**Data section:**
◇ ◇ ◇ ◇

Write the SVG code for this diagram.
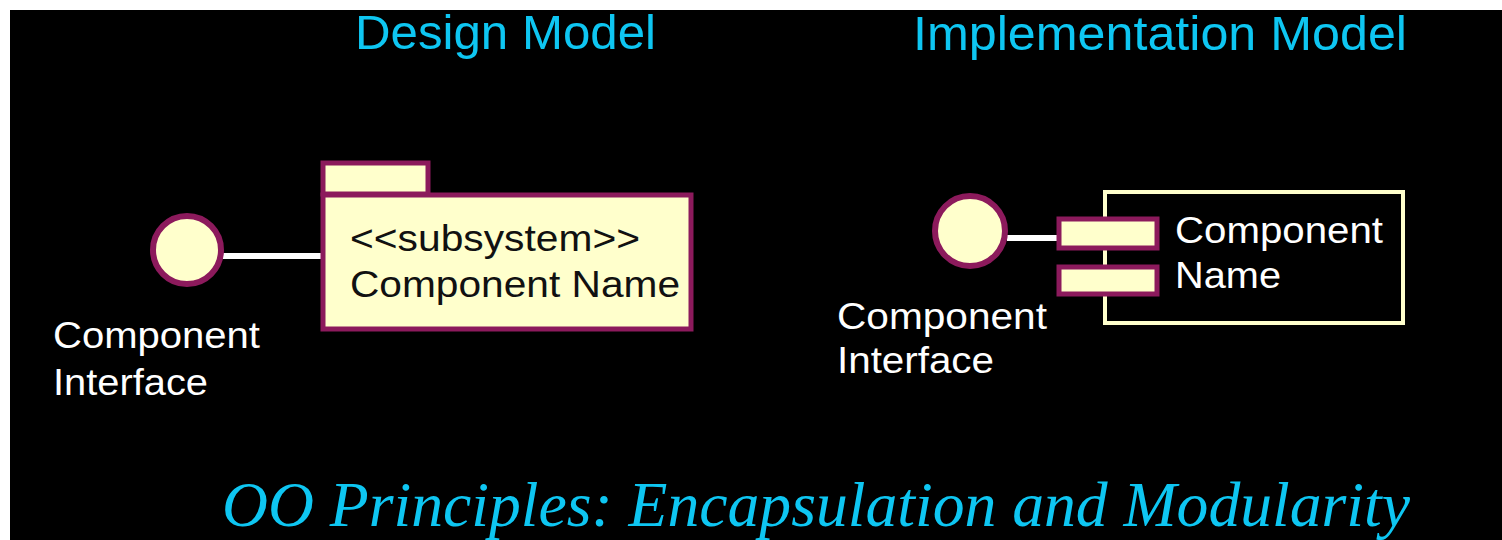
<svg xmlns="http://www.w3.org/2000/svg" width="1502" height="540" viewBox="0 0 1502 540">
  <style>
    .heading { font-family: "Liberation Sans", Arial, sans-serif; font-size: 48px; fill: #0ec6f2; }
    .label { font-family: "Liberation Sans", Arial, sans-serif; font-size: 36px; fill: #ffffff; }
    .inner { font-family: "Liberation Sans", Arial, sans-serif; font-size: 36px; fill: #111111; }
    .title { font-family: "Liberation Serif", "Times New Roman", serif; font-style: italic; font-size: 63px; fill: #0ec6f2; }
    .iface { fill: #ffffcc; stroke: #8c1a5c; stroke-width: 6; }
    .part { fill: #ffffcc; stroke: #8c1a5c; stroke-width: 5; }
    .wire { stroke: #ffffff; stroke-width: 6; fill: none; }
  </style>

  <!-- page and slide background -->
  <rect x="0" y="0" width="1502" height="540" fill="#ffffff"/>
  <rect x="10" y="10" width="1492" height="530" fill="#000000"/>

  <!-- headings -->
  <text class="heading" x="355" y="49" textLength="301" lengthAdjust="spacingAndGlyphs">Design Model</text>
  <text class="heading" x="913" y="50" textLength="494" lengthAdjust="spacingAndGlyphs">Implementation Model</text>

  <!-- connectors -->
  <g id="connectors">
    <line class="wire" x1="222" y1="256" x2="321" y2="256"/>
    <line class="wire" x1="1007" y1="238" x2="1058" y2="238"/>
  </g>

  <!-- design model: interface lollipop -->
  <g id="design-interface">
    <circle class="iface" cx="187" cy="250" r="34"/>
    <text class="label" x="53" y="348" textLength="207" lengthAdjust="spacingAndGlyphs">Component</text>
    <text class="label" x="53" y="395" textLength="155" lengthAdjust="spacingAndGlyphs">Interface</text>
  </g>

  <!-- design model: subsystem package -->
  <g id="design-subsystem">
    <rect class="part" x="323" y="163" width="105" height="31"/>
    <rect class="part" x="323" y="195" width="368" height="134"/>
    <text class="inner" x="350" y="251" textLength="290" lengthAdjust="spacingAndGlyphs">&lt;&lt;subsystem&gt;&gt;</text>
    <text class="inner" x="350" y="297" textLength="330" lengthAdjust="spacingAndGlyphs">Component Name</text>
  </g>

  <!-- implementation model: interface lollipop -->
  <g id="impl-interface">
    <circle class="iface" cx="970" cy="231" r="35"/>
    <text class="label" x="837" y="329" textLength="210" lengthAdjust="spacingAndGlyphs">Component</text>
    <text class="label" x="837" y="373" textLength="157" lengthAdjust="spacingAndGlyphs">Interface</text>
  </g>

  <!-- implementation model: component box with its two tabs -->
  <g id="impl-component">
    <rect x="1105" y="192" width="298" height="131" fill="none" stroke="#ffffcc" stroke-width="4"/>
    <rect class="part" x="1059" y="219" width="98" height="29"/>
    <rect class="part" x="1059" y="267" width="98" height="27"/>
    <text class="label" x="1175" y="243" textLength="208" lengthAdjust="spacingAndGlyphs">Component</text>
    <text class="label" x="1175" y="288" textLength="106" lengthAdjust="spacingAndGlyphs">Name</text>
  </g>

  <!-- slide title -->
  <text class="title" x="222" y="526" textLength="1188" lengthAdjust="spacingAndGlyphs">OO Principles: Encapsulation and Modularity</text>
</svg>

◇ ◇ ◇ ◇

**To do:** Repeat all of the data above word for word, minus the pictures.

**Right answer:**
Write the SVG code for this diagram.
<svg xmlns="http://www.w3.org/2000/svg" width="1502" height="540" viewBox="0 0 1502 540">
  <style>
    .heading { font-family: "Liberation Sans", Arial, sans-serif; font-size: 48px; fill: #0ec6f2; }
    .label { font-family: "Liberation Sans", Arial, sans-serif; font-size: 36px; fill: #ffffff; }
    .inner { font-family: "Liberation Sans", Arial, sans-serif; font-size: 36px; fill: #111111; }
    .title { font-family: "Liberation Serif", "Times New Roman", serif; font-style: italic; font-size: 63px; fill: #0ec6f2; }
    .iface { fill: #ffffcc; stroke: #8c1a5c; stroke-width: 6; }
    .part { fill: #ffffcc; stroke: #8c1a5c; stroke-width: 5; }
    .wire { stroke: #ffffff; stroke-width: 6; fill: none; }
  </style>

  <!-- page and slide background -->
  <rect x="0" y="0" width="1502" height="540" fill="#ffffff"/>
  <rect x="10" y="10" width="1492" height="530" fill="#000000"/>

  <!-- headings -->
  <text class="heading" x="355" y="49" textLength="301" lengthAdjust="spacingAndGlyphs">Design Model</text>
  <text class="heading" x="913" y="50" textLength="494" lengthAdjust="spacingAndGlyphs">Implementation Model</text>

  <!-- connectors -->
  <g id="connectors">
    <line class="wire" x1="222" y1="256" x2="321" y2="256"/>
    <line class="wire" x1="1007" y1="238" x2="1058" y2="238"/>
  </g>

  <!-- design model: interface lollipop -->
  <g id="design-interface">
    <circle class="iface" cx="187" cy="250" r="34"/>
    <text class="label" x="53" y="348" textLength="207" lengthAdjust="spacingAndGlyphs">Component</text>
    <text class="label" x="53" y="395" textLength="155" lengthAdjust="spacingAndGlyphs">Interface</text>
  </g>

  <!-- design model: subsystem package -->
  <g id="design-subsystem">
    <rect class="part" x="323" y="163" width="105" height="31"/>
    <rect class="part" x="323" y="195" width="368" height="134"/>
    <text class="inner" x="350" y="251" textLength="290" lengthAdjust="spacingAndGlyphs">&lt;&lt;subsystem&gt;&gt;</text>
    <text class="inner" x="350" y="297" textLength="330" lengthAdjust="spacingAndGlyphs">Component Name</text>
  </g>

  <!-- implementation model: interface lollipop -->
  <g id="impl-interface">
    <circle class="iface" cx="970" cy="231" r="35"/>
    <text class="label" x="837" y="329" textLength="210" lengthAdjust="spacingAndGlyphs">Component</text>
    <text class="label" x="837" y="373" textLength="157" lengthAdjust="spacingAndGlyphs">Interface</text>
  </g>

  <!-- implementation model: component box with its two tabs -->
  <g id="impl-component">
    <rect x="1105" y="192" width="298" height="131" fill="none" stroke="#ffffcc" stroke-width="4"/>
    <rect class="part" x="1059" y="219" width="98" height="29"/>
    <rect class="part" x="1059" y="267" width="98" height="27"/>
    <text class="label" x="1175" y="243" textLength="208" lengthAdjust="spacingAndGlyphs">Component</text>
    <text class="label" x="1175" y="288" textLength="106" lengthAdjust="spacingAndGlyphs">Name</text>
  </g>

  <!-- slide title -->
  <text class="title" x="222" y="526" textLength="1188" lengthAdjust="spacingAndGlyphs">OO Principles: Encapsulation and Modularity</text>
</svg>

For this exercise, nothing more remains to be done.